Era um modo indireto de atacar o poderio do Ocidente capitalista e especificamente os interesses globais dos EUA.

Lembrando o apoio que os americanos deram ao ditador cubano Fulgencio Batista, por ele derrotado na sua "revolução", Castro escreveu em 1958: "Os americanos vão pagar caro pelo que estão fazendo. Quando esta guerra acabar, iniciarei uma muito maior e mais longa: a guerra que vou lutar contra eles", cita o historiador Piero Gleijeses.

Enquanto Kennedy promovia a subversão em Cuba –como a invasão da baía dos Porcos por exilados cubanos em 1961–, Castro fazia o mesmo no resto da América Latina.

Uma força militar cubana de cerca de cem homens liderada por Che Guevara falhou em intervir no ex-Congo Belga (hoje República Democrática do Congo), em 1964-1965. Em 1967, à frente de uma força ainda menor, Guevara foi morto pelo Exército da Bolívia ao tentar dar início a um "foco"local de guerrilha.

Os Andes, a grande cordilheira sul-americana, não chegaram a ser a versão continental da Sierra Maestra cubana. Mas na África, especialmente em Angola, os cubanos tiveram mais sucesso. Em 1988, ainda lutavam ali contra a guerrilha antimarxista apoiada por EUA e África do Sul.

O Ocidente nunca esteve à vontade para apoiar a África do Sul da era do apartheid na luta anticomunista.

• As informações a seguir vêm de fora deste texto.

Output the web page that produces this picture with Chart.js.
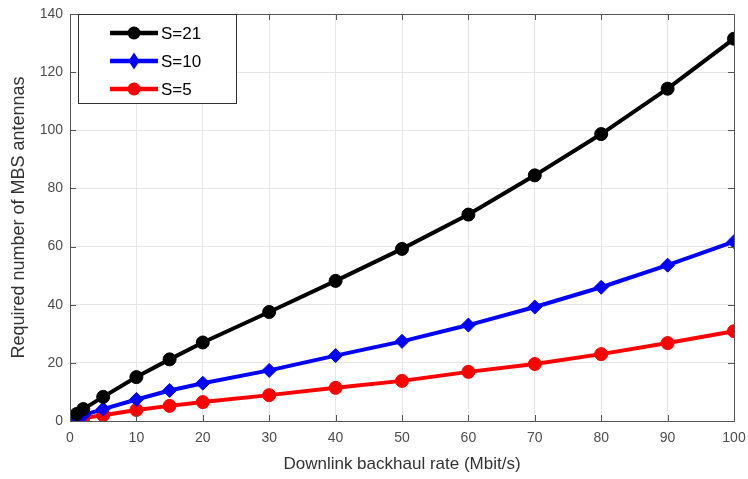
<!DOCTYPE html>
<html>
<head>
<meta charset="utf-8">
<script src="https://cdn.jsdelivr.net/npm/chart.js@4"></script>
<style>
  html, body { margin: 0; padding: 0; background: #fff; }
  #wrap { width: 748px; height: 479px; }
</style>
</head>
<body>
<div id="wrap"><canvas id="chart" width="748" height="479"></canvas></div>
<script>
// Data
const rates = [1, 2, 5, 10, 15, 20, 30, 40, 50, 60, 70, 80, 90, 100];
const s21 = [2.4, 4.1, 8.3, 15.1, 21.2, 27.0, 37.5, 48.2, 59.2, 71.0, 84.5, 98.7, 114.3, 131.5];
const s10 = [1.0, 2.0, 4.1, 7.4, 10.5, 13.0, 17.4, 22.5, 27.4, 33.0, 39.2, 46.0, 53.6, 61.7];
const s5 = [0.7, 1.0, 2.0, 3.8, 5.2, 6.5, 8.9, 11.4, 13.8, 16.9, 19.6, 23.0, 26.8, 30.9];
const seriesNames = ["S=21", "S=10", "S=5"];

const FONT = "'Liberation Sans', Arial, sans-serif";

function pts(ys) {
    return rates.map((x, i) => ({ x: x, y: ys[i] }));
}

function series(label, ys, color, shape, radius) {
    return {
        label: label,
        data: pts(ys),
        borderColor: color,
        backgroundColor: color,
        borderWidth: 4,
        pointStyle: shape,
        pointRadius: radius,
        pointHoverRadius: radius,
        pointBorderWidth: 1,
        tension: 0
    };
}

// MATLAB-like box, inward ticks and legend
const matlabBox = {
    id: "matlabBox",
    afterDraw(chart) {
        const ctx = chart.ctx;
        const a = chart.chartArea;
        const xs = chart.scales.x, ys = chart.scales.y;
        ctx.save();
        ctx.strokeStyle = "#555";
        ctx.lineWidth = 1;
        ctx.beginPath();
        xs.ticks.forEach(t => {
            const px = Math.round(xs.getPixelForValue(t.value)) + 0.5;
            ctx.moveTo(px, a.bottom); ctx.lineTo(px, a.bottom - 6);
            ctx.moveTo(px, a.top); ctx.lineTo(px, a.top + 6);
        });
        ys.ticks.forEach(t => {
            const py = Math.round(ys.getPixelForValue(t.value)) + 0.5;
            ctx.moveTo(a.left, py); ctx.lineTo(a.left + 6, py);
            ctx.moveTo(a.right, py); ctx.lineTo(a.right - 6, py);
        });
        ctx.stroke();
        ctx.strokeRect(Math.round(a.left) + 0.5, Math.round(a.top) + 0.5,
            Math.round(a.right - a.left), Math.round(a.bottom - a.top));

        // legend
        const lx = 78, ly = 14, lw = 158, lh = 89;
        ctx.fillStyle = "#fff";
        ctx.fillRect(lx, ly, lw, lh);
        ctx.strokeStyle = "#333";
        ctx.strokeRect(lx + 0.5, ly + 0.5, lw, lh);
        chart.data.datasets.forEach((ds, i) => {
            const cy = ly + 19 + i * 28;
            ctx.strokeStyle = ds.borderColor;
            ctx.lineWidth = 4.5;
            ctx.beginPath();
            ctx.moveTo(110, cy); ctx.lineTo(158, cy);
            ctx.stroke();
            ctx.fillStyle = ds.backgroundColor;
            ctx.beginPath();
            if (ds.pointStyle === "rectRot") {
                ctx.moveTo(134, cy - 8.5); ctx.lineTo(139.5, cy);
                ctx.lineTo(134, cy + 8.5); ctx.lineTo(128.5, cy);
                ctx.closePath();
            } else {
                ctx.arc(134, cy, 6.5, 0, Math.PI * 2);
            }
            ctx.fill();
            ctx.fillStyle = "#000";
            ctx.font = "17px " + FONT;
            ctx.textBaseline = "middle";
            ctx.fillText(ds.label, 161, cy + 1);
        });
        ctx.restore();
    }
};

new Chart(document.getElementById("chart"), {
    type: "line",
    data: {
        datasets: [
            series(seriesNames[0], s21, "#000000", "circle", 6.5),
            series(seriesNames[1], s10, "#0000ff", "rectRot", 7),
            series(seriesNames[2], s5, "#ff0000", "circle", 6.5)
        ]
    },
    options: {
        responsive: false,
        animation: false,
        layout: { padding: { top: 14, right: 14, left: 0, bottom: 0 } },
        plugins: {
            legend: { display: false },
            tooltip: { enabled: false }
        },
        scales: {
            x: {
                type: "linear",
                min: 0,
                max: 100,
                afterFit: s => { s.height = 58; s.paddingLeft = 0; s.paddingRight = 0; },
                ticks: { stepSize: 10, color: "#4d4d4d", font: { family: FONT, size: 14 }, padding: 9 },
                grid: { color: "#e6e6e6", drawTicks: false },
                border: { display: false },
                title: { display: true, text: "Downlink backhaul rate (Mbit/s)", color: "#333", font: { family: FONT, size: 17 }, padding: { top: 5 } }
            },
            y: {
                min: 0,
                max: 140,
                afterFit: s => { s.width = 70; s.paddingTop = 0; s.paddingBottom = 0; },
                ticks: { stepSize: 20, color: "#4d4d4d", font: { family: FONT, size: 14 }, padding: 7 },
                grid: { color: "#e6e6e6", drawTicks: false },
                border: { display: false },
                title: { display: true, text: "Required number of MBS antennas", color: "#333", font: { family: FONT, size: 18 }, padding: { top: 8, bottom: 0 } }
            }
        }
    },
    plugins: [matlabBox]
});
</script>
</body>
</html>
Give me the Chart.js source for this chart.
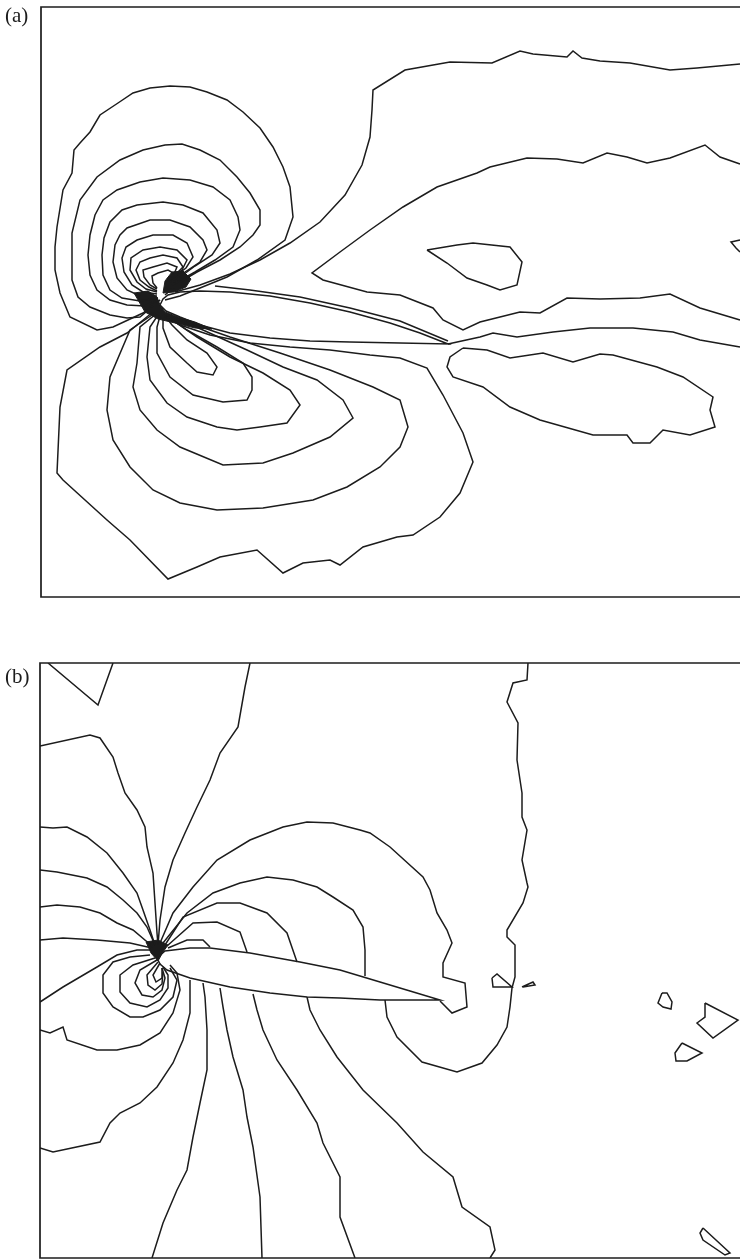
<!DOCTYPE html>
<html>
<head>
<meta charset="utf-8">
<script src="https://cdn.jsdelivr.net/npm/chart.js@4.4.1/dist/chart.umd.min.js"></script>
<style>
  body { margin: 0; background: #fff; width: 740px; height: 1260px; position: relative; overflow: hidden; }
  .panel { position: absolute; left: 0; width: 740px; overflow: hidden; }
  .inner { position: relative; width: 760px; height: 100%; }
  .lbl { position: absolute; left: 5px; font-family: "Liberation Serif", "DejaVu Serif", serif; font-size: 21px; color: #1c1c1c; }
</style>
</head>
<body>
<div class="panel" style="top:0;height:610px"><div class="inner"><canvas id="chartA"></canvas></div></div>
<div class="panel" style="top:620px;height:640px"><div class="inner"><canvas id="chartB"></canvas></div></div>
<div class="lbl" style="top:3px">(a)</div>
<div class="lbl" style="top:664px">(b)</div>
<script>
// ---- panel (a): contour lines, coordinates ----
const aFoil = [[160,305],[163,299],[168,295],[180,292],[200,291],[230,292],[270,296],[310,303],[350,312],[390,323],[420,333],[448,344],
               [400,343],[350,342],[310,341],[270,338],[230,333],[200,325],[180,317],[166,311],[160,305]];
const aBlobUp = [[163,293],[165,281],[172,272],[183,271],[191,279],[186,287],[174,292],[163,293]];
const aBlobLow = [[134,293],[148,291],[157,297],[160,305],[165,312],[178,317],[195,322],[212,329],[195,328],[175,323],[158,319],[145,312],[134,293]];
const aU1 = [[160,300],[143,313],[113,327],[97,330],[70,317],[60,293],[55,270],[55,247],[57,227],[63,190],[72,173],[74,150],[80,143],[90,132],[100,115],[118,103],[133,93],[150,88],[170,86],[190,87],[207,92],[227,100],[243,112],[260,128],[273,147],[283,167],[290,187],[293,217],[285,240],[257,260],[227,277],[200,288],[180,296],[165,300]];
const aU2 = [[160,300],[140,317],[127,318],[110,315],[90,307],[78,297],[72,280],[72,260],[72,233],[80,200],[97,177],[120,160],[143,150],[165,145],[182,144],[200,150],[220,160],[237,177],[250,193],[260,210],[260,225],[253,235],[240,247],[220,260],[197,272],[180,282],[165,295]];
const aU3 = [[158,300],[145,306],[127,305],[110,300],[97,290],[90,275],[88,255],[90,235],[95,215],[103,200],[117,190],[140,182],[163,178],[190,180],[213,187],[230,200],[238,217],[240,230],[233,247],[215,260],[195,272],[172,285]];
const aU4 = [[158,298],[140,301],[122,298],[110,290],[103,275],[102,255],[104,238],[110,222],[122,210],[137,205],[163,202],[183,205],[203,213],[217,230],[220,243],[212,255],[195,266],[172,283]];
const aU5 = [[157,296],[140,296],[127,290],[117,278],[113,262],[115,245],[120,235],[127,228],[150,220],[170,220],[190,227],[203,240],[207,250],[200,262],[185,272],[170,282]];
const aU6 = [[157,294],[143,292],[132,285],[124,272],[122,258],[126,247],[137,240],[153,235],[173,235],[187,243],[193,257],[186,268],[170,280]];
const aU7 = [[157,292],[146,289],[137,282],[130,270],[131,258],[143,250],[160,247],[177,250],[187,260],[182,270],[170,279]];
const aU8 = [[157,291],[149,287],[140,280],[136,270],[140,262],[150,258],[163,255],[177,258],[183,267],[176,274],[168,279]];
const aU9 = [[157,289],[150,285],[144,277],[143,270],[153,267],[167,263],[177,267],[174,274],[167,279]];
const aU10 = [[157,288],[153,283],[152,276],[158,273],[168,270],[177,275],[170,280]];
const aL1 = [[163,318],[163,328],[170,347],[187,363],[197,372],[213,375],[217,367],[207,353],[187,340],[172,325],[165,316]];
const aL2 = [[160,316],[157,327],[157,353],[170,377],[193,395],[223,402],[247,400],[252,390],[252,377],[243,363],[217,347],[187,330],[170,318]];
const aL3 = [[158,315],[150,327],[147,357],[150,380],[167,403],[187,417],[217,427],[237,430],[260,427],[287,423],[300,405],[290,390],[263,373],[230,357],[197,337],[172,320]];
const aL4 = [[156,314],[140,327],[137,363],[133,387],[140,410],[157,430],[180,447],[223,465],[263,463],[293,453],[330,437],[353,418],[343,400],[317,380],[283,367],[247,350],[203,330],[175,318]];
const aL5 = [[155,313],[130,330],[110,377],[107,410],[113,440],[130,467],[153,490],[180,503],[217,510],[263,508],[313,500],[347,487],[380,467],[400,447],[408,427],[400,400],[373,387],[330,370],[280,353],[230,337],[190,323],[168,315]];
const aL6 = [[153,312],[127,333],[100,347],[67,370],[60,407],[57,473],[63,480],[107,520],[130,540],[168,579],[197,567],[220,557],[257,550],[283,573],[303,563],[330,560],[340,565],[363,547],[397,537],[413,535],[440,517],[460,493],[473,462],[463,433],[443,395],[427,368],[400,358],[370,355],[330,350],[290,347],[250,343],[210,335],[180,325],[163,315]];
const aS1 = [[215,286],[250,290],[300,297],[350,308],[400,321],[448,341]];
const aTop = [[740,64],[697,68],[670,70],[630,63],[600,61],[582,58],[573,51],[567,57],[533,54],[520,51],[492,63],[450,62],[405,70],[373,90],[372,110],[370,137],[362,165],[345,195],[320,222],[290,243],[260,260],[230,274],[200,285],[175,292]];
const aWedge = [[740,164],[720,157],[705,145],[670,158],[647,163],[627,157],[607,153],[583,163],[557,159],[527,158],[490,167],[477,173],[437,187],[403,207],[370,230],[340,252],[312,273],[323,280],[367,292],[400,295],[433,308],[443,320],[463,330],[480,322],[500,317],[520,312],[540,313],[567,298],[600,299],[640,298],[670,294],[700,308],[740,320]];
const aWake = [[448,344],[480,337],[493,333],[517,337],[553,332],[590,328],[633,328],[673,332],[700,340],[740,347]];
const aWakeLoop = [[463,348],[450,357],[447,367],[453,377],[483,387],[510,407],[540,420],[593,435],[627,435],[633,443],[650,443],[663,430],[690,435],[715,427],[710,410],[713,397],[683,377],[657,367],[613,355],[600,354],[573,362],[543,353],[510,358],[487,350],[463,348]];
const aIsland = [[427,250],[457,245],[473,243],[510,247],[522,262],[517,285],[500,290],[487,285],[467,278],[447,263],[427,250]];
const aEdge = [[740,240],[731,242],[736,248],[740,252]];

// ---- panel (b) ----
const bFoil = [[157,958],[165,951],[190,948],[210,948],[250,953],[300,962],[340,970],[380,982],[410,991],[440,1000],
               [380,1000],[340,998],[307,997],[270,993],[230,987],[190,978],[167,970],[160,964],[157,958]];
const bBlob = [[146,942],[158,940],[168,945],[163,952],[158,961],[151,953],[146,942]];
const bTri = [[48,663],[98,705],[113,663]];
const bL1 = [[40,746],[90,735],[100,738],[113,757],[118,773],[125,793],[137,810],[145,827],[147,847],[153,873],[155,903],[157,933],[158,945]];
const bL2 = [[250,663],[245,687],[238,727],[220,753],[210,780],[197,807],[185,833],[173,860],[165,887],[160,920],[158,945]];
const bL3 = [[40,827],[53,828],[67,827],[87,837],[107,853],[123,873],[137,893],[143,910],[150,930],[155,945]];
const bL4 = [[40,870],[57,872],[87,878],[107,887],[123,900],[137,913],[147,927],[155,945]];
const bL5 = [[40,907],[57,905],[80,907],[100,913],[117,923],[133,930],[152,946]];
const bL6 = [[40,940],[63,938],[97,940],[130,943],[152,948]];
const bL7 = [[40,1002],[63,987],[97,967],[117,955],[137,950],[153,950]];
const bL8 = [[40,1030],[50,1033],[63,1027],[67,1040],[97,1050],[117,1050],[140,1045],[160,1033],[173,1013],[180,990],[177,973],[170,965]];
const bL9 = [[40,1148],[53,1152],[100,1142],[110,1123],[120,1113],[140,1103],[157,1087],[173,1063],[183,1040],[190,1013],[190,980]];
const bL10 = [[152,1258],[163,1223],[177,1190],[187,1170],[193,1137],[200,1103],[207,1070],[207,1030],[205,997],[203,983]];
const bL11 = [[262,1258],[260,1197],[253,1147],[247,1117],[243,1090],[233,1057],[227,1030],[223,1007],[220,988]];
const bL12 = [[355,1258],[340,1217],[340,1177],[323,1143],[317,1123],[297,1090],[277,1060],[263,1030],[257,1010],[253,994]];
const bL13 = [[307,997],[310,1010],[320,1030],[337,1057],[363,1090],[397,1123],[423,1152],[453,1177],[462,1207],[490,1227],[495,1250],[490,1258]];
const bL14 = [[528,663],[527,680],[513,683],[507,702],[518,723],[517,760],[522,793],[522,817],[527,830],[522,860],[527,883],[528,887],[523,903],[507,930],[507,937],[515,945],[515,977],[512,988],[510,1007],[507,1027],[497,1045],[482,1063],[457,1072],[422,1062],[397,1037],[387,1017],[385,1000]];
const bArc1 = [[160,943],[173,913],[193,887],[217,860],[250,840],[283,827],[307,822],[333,823],[360,830],[370,833],[390,847],[423,877],[430,890],[437,913],[447,930],[452,943],[443,963],[443,977],[465,983],[467,1007],[452,1013],[440,1001]];
const bArc2 = [[163,943],[187,913],[213,893],[240,883],[267,877],[293,880],[317,887],[333,897],[353,910],[363,927],[365,950],[365,976]];
const bArc3 = [[165,945],[183,917],[217,903],[240,903],[267,913],[287,933],[297,962]];
const bArc4 = [[167,946],[193,923],[217,922],[240,932],[247,952]];
const bArc5 = [[168,948],[187,940],[203,940],[210,947]];
const bR1 = [[150,955],[130,957],[113,962],[103,975],[103,993],[113,1007],[130,1017],[143,1017],[160,1010],[173,997],[177,980],[170,968]];
const bR2 = [[155,958],[133,965],[120,975],[120,992],[130,1003],[147,1007],[160,1000],[168,988],[168,975],[163,967]];
const bR3 = [[157,960],[140,970],[135,983],[142,995],[153,997],[162,990],[165,978],[162,968]];
const bR4 = [[158,962],[147,975],[148,985],[155,990],[162,984],[163,972]];
const bR5 = [[160,963],[153,975],[156,982],[162,978],[162,968]];
const bBits = [
  [[492,978],[497,974],[512,987],[500,987],[493,987],[492,978]],
  [[522,987],[533,982],[535,985],[523,987]],
  [[662,993],[667,993],[672,1002],[671,1009],[663,1007],[658,1003],[662,993]],
  [[705,1003],[738,1020],[713,1038],[697,1023],[705,1017],[705,1003]],
  [[682,1043],[702,1053],[687,1061],[676,1061],[675,1053],[682,1043]],
  [[703,1228],[730,1253],[725,1255],[703,1240],[700,1233],[703,1228]]
];

const INK = "#1c1c1c";

function line(pts) {
  return { data: pts.map(([x, y]) => ({ x, y })), showLine: true, pointRadius: 0,
           borderColor: INK, borderWidth: 1.5, tension: 0, fill: false };
}
function blob(pts) {
  return { data: pts.map(([x, y]) => ({ x, y })), showLine: true, pointRadius: 0,
           borderColor: INK, borderWidth: 1, backgroundColor: INK, fill: "shape" };
}

// frame on top, left and bottom edge (the right edge is cut off in the picture)
const framePlugin = {
  id: "frame",
  afterDatasetsDraw(chart) {
    const { ctx, chartArea: a } = chart;
    ctx.save();
    ctx.strokeStyle = INK;
    ctx.lineWidth = 1.7;
    ctx.beginPath();
    ctx.moveTo(a.right + 5, a.top);
    ctx.lineTo(a.left, a.top);
    ctx.lineTo(a.left, a.bottom);
    ctx.lineTo(a.right + 5, a.bottom);
    ctx.stroke();
    ctx.restore();
  }
};

function makeChart(id, datasets, pad, xr, yr) {
  return new Chart(document.getElementById(id), {
    type: "scatter",
    data: { datasets },
    options: {
      responsive: true, maintainAspectRatio: false, animation: false,
      layout: { padding: pad },
      plugins: { legend: { display: false }, tooltip: { enabled: false } },
      scales: {
        x: { type: "linear", display: false, min: xr[0], max: xr[1] },
        y: { type: "linear", display: false, min: yr[0], max: yr[1], reverse: true }
      }
    },
    plugins: [framePlugin]
  });
}

const aSets = [aU1, aU2, aU3, aU4, aU5, aU6, aU7, aU8, aU9, aU10,
  aL1, aL2, aL3, aL4, aL5, aL6, aS1, aTop, aWedge, aWake, aWakeLoop, aIsland, aEdge, aFoil].map(line);
aSets.push(blob(aBlobUp), blob(aBlobLow));
makeChart("chartA", aSets, { left: 41, top: 7, right: 0, bottom: 13 }, [41, 760], [7, 597]);

const bSets = [bTri, bL1, bL2, bL3, bL4, bL5, bL6, bL7, bL8, bL9, bL10, bL11, bL12, bL13, bL14,
  bArc1, bArc2, bArc3, bArc4, bArc5, bR1, bR2, bR3, bR4, bR5, ...bBits, bFoil].map(line);
bSets.push(blob(bBlob));
makeChart("chartB", bSets, { left: 40, top: 43, right: 0, bottom: 2 }, [40, 760], [663, 1258]);
</script>
</body>
</html>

Mesmo a ditadura brasileira, em 1975, recusou o recrutamento de ex-soldados como mercenários para lutar contra cubanos e angolanos. Isso facilitou muito a vida dos cubanos –além da copiosa ajuda soviética.

"Os soviéticos mantinham em Angola uma força de 60 mil cubanos a de 6.000 milhas tanto da URSS como de Cuba. Os meios envolviam uma grande frota mercante e aviões de transporte de longo alcance", diz Friedman. O "bicho-papão" tinha dentes.